▶ [Instruction] Leave the pictures out, and output exactly the lines from the one containing "What React, TypeScript" through the one containing "Legend, LabelList, ReferenceLine".

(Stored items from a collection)
START
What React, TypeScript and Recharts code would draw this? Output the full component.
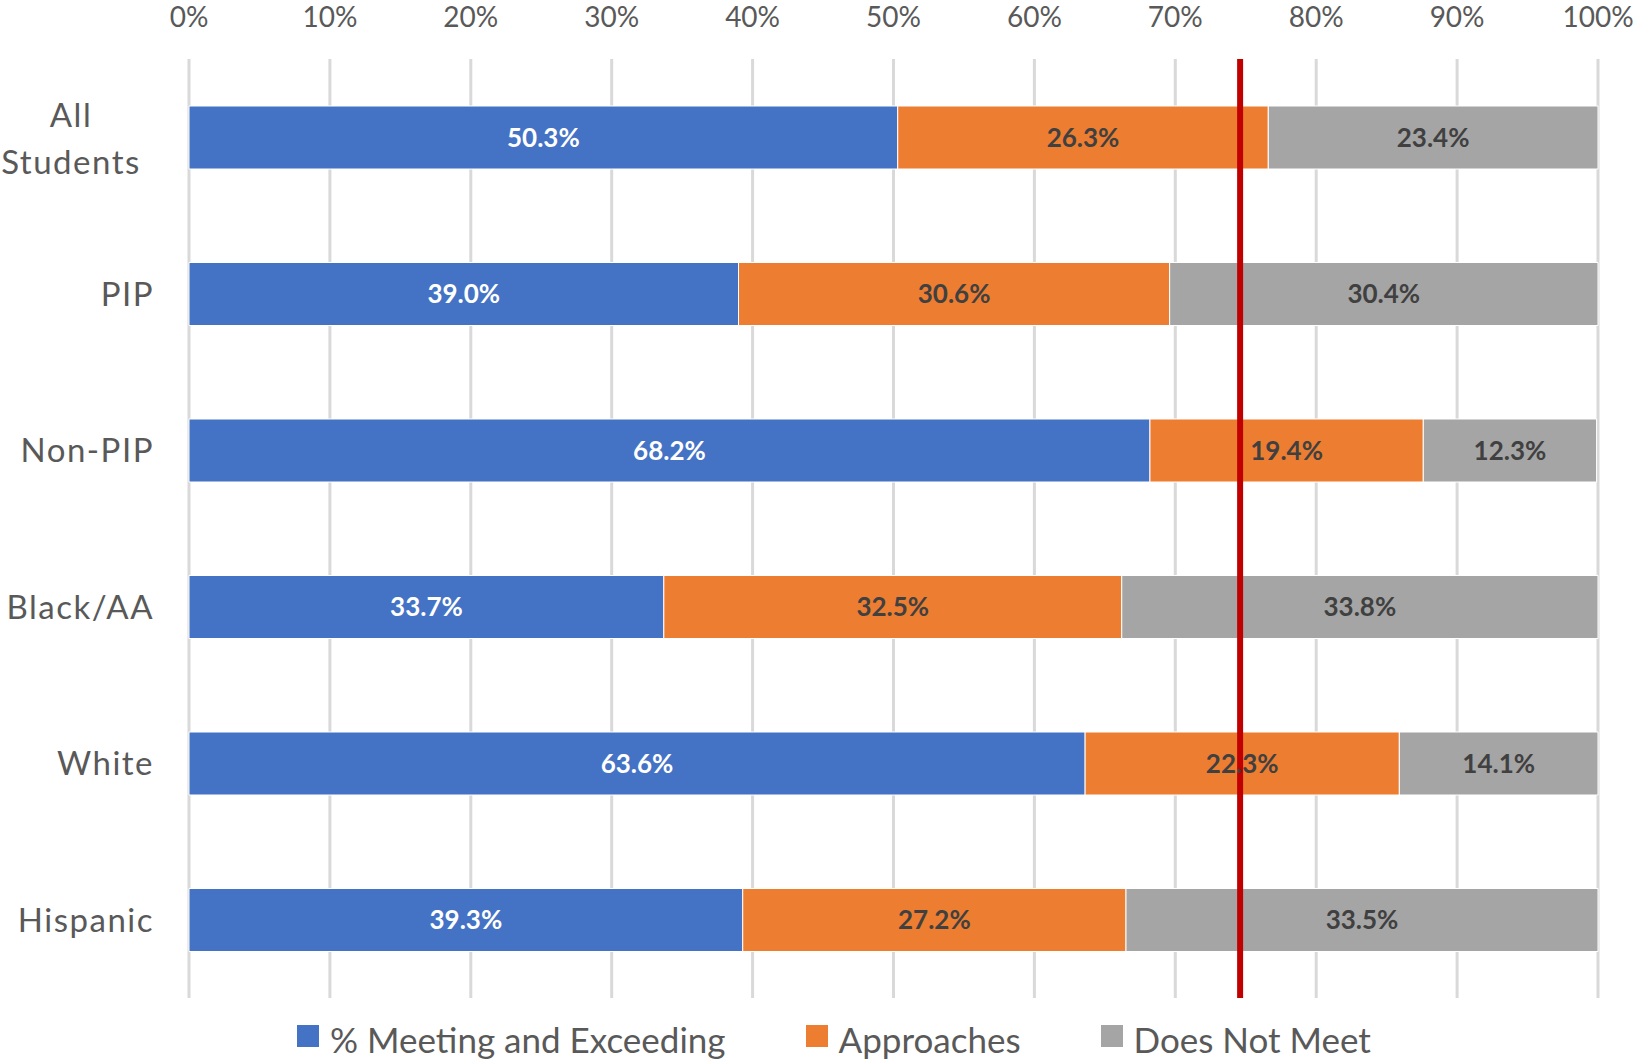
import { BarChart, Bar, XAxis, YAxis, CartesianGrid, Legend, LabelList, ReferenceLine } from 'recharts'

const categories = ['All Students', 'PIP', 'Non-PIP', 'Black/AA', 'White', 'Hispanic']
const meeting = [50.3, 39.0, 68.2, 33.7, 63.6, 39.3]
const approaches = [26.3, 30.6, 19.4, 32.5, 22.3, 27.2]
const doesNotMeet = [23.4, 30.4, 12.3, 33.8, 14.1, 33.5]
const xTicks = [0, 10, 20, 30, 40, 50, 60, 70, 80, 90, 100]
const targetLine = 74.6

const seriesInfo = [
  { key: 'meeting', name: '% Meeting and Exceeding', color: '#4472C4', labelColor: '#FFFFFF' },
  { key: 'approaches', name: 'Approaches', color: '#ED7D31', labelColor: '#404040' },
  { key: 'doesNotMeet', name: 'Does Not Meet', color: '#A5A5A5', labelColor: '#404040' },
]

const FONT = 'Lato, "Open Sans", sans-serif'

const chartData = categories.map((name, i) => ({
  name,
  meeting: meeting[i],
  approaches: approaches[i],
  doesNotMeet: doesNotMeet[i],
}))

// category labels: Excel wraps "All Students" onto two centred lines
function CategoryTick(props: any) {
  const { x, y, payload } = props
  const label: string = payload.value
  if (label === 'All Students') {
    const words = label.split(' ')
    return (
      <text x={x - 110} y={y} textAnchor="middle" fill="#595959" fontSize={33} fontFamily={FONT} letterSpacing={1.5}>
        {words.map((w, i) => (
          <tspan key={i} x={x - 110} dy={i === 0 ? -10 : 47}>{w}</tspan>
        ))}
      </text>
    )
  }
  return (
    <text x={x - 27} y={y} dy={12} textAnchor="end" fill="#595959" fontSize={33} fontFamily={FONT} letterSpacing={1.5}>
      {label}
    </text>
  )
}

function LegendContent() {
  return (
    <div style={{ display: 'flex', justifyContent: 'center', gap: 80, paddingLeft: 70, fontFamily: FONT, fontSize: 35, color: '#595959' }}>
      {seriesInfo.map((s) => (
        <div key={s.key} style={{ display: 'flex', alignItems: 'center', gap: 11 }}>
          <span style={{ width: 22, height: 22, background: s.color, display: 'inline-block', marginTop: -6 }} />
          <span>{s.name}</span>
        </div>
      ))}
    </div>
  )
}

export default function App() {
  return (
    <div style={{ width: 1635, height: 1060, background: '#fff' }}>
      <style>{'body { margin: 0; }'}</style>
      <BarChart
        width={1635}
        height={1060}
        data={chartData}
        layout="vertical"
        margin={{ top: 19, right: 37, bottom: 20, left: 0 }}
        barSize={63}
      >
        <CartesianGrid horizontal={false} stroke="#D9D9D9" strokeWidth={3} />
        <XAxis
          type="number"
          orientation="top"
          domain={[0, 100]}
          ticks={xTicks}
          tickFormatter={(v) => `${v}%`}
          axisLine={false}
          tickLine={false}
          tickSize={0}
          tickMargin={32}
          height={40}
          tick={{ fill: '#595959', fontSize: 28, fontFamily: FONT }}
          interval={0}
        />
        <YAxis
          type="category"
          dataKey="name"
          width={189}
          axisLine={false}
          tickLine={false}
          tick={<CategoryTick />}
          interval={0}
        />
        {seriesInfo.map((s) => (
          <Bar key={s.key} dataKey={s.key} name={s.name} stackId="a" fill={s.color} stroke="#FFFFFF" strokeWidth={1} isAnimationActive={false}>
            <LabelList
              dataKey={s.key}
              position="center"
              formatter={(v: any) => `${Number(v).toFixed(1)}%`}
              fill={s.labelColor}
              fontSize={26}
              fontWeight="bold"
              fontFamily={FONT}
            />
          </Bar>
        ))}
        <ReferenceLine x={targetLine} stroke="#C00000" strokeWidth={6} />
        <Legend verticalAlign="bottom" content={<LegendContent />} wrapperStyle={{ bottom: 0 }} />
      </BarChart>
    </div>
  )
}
END
START
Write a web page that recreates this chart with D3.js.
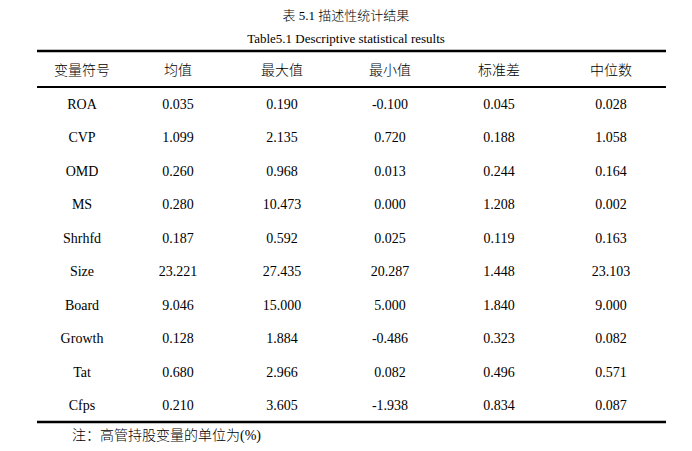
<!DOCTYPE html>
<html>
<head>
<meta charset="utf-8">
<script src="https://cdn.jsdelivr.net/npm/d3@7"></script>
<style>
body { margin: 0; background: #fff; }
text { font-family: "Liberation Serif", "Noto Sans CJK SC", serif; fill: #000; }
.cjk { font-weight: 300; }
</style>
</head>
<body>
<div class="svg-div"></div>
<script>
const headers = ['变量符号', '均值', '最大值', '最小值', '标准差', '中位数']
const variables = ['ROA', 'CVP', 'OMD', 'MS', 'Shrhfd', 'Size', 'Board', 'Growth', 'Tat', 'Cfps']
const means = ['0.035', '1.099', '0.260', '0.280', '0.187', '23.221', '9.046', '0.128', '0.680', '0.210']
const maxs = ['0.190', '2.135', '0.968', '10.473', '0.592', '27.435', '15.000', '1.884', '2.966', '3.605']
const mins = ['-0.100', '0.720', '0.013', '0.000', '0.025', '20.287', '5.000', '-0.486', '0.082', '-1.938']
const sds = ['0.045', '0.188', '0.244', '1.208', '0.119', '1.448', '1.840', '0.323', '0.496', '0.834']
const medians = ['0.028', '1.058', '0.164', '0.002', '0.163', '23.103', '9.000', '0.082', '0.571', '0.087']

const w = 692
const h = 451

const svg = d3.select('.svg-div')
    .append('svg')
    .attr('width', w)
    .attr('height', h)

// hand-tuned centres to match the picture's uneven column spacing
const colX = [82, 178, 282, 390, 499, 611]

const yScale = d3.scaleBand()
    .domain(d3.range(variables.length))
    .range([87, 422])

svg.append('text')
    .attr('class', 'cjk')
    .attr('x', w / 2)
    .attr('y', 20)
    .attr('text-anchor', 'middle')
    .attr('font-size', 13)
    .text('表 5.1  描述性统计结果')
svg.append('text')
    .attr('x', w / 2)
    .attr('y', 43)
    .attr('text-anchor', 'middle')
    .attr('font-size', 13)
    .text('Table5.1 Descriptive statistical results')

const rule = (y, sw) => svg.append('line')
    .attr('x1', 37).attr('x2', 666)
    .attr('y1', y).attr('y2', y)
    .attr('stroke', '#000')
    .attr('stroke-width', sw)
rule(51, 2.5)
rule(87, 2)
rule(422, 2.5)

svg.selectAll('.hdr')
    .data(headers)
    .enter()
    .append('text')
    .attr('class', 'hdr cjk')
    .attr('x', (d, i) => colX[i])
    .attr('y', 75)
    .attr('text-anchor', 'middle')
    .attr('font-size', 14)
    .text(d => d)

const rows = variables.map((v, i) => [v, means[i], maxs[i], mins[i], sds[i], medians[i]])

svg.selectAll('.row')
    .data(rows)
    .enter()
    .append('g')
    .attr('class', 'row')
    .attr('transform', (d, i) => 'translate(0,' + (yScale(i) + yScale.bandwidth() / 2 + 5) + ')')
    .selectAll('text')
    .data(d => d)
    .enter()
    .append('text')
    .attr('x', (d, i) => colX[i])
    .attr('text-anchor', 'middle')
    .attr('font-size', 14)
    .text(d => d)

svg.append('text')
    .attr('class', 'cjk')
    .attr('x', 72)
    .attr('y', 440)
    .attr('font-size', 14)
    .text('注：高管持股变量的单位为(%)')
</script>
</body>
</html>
END
▶ [Solution below]
What React, TypeScript and Recharts code would draw this? Output the full component.
import { BarChart, Bar, XAxis, YAxis, CartesianGrid, Legend, LabelList, ReferenceLine } from 'recharts'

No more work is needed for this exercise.